Venezuela rejects US criticisms of 'insubstantial efforts' in drug trade fight

Venezuela has rejected US criticism over its fight against international drug trafficking, after Washington said the South American country had "failed demonstrably" for a fifth year running.

The White House said in an annual report on Friday that Venezuela, along with Bolivia and Burma, had not made substantial efforts in the last 12 months to meet its obligations under global counternarcotics agreements. Drug trafficking has been a thorny issue between Washington and Caracas since at least 2005, when then-president of Venezuela, Hugo Chavez, expelled US drug enforcement agents and accused them of spying on his "Bolivarian Revolution".

"We strongly reject the accusation … the United States is trying to ignore our government's sovereign policies," said Alejandro Keleris, the head of Venezuela's national anti-drug office, late on Saturday, in response to the US report.

Since the start of this year, Keleris said, Venezuela had arrested more than 6,400 people for trafficking and seized almost 37,000kg (80,000lb) of various drugs. Since 2006, he added, it had captured more than 100 drug gang bosses and handed over 75 to other countries, including the US.

Drug enforcement experts say Venezuela's location on South America's Caribbean and Atlantic seaboards makes it a preferred route for planes and ships carrying Colombian cocaine to the United States and Europe via central America and Africa. Previous US annual reports on trafficking have also denounced Venezuela's "weak judicial system" and its "generally permissive and corrupt environment".

"I hereby designate Bolivia, Burma, and Venezuela as countries that have failed demonstrably during the previous 12 months to make substantial efforts to adhere to their obligations under international counternarcotics agreements," President Barack Obama said in the White House's 2013 report.

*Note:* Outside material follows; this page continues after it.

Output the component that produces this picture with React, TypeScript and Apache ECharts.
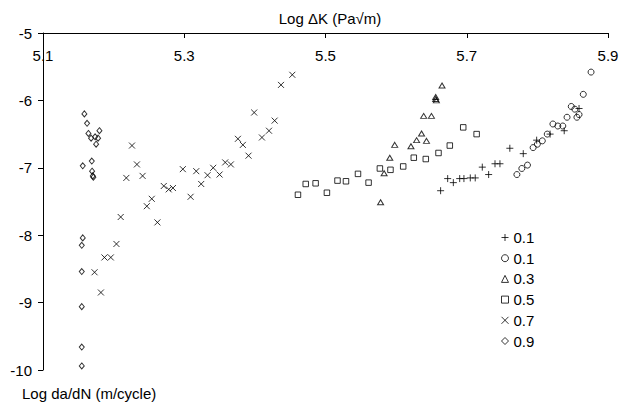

The three countries appear in the US report on a list of more than 20 countries – including Afghanistan, Colombia and Mexico – that are described as "major drug transit and/or major illicit drug-producing countries". The government of President Nicolas Maduro, who won an election in April that followed Chavez's death from cancer, says anti-narcotics cooperation has actually improved since 2005, when the US drug enforcement agents were kicked out.

Last year, Venezuelan security forces working with Colombian officers and US and British intelligence agencies caught one of the most-wanted Colombian kingpins – Daniel "Crazy" Barrera – during an operation in a Venezuelan border city. In July, Spanish police arrested Brian Charrington, a British citizen they described as one of Europe's top 10 most-wanted criminals, and dismantled a transatlantic cocaine-smuggling ring after a three-year investigation with police in Venezuela and Colombia.

In one possible sign of rapprochement, Venezuela's ambassador to the Organization of American States said earlier this year that the government was considering a US proposal for the return of its anti-drug agents.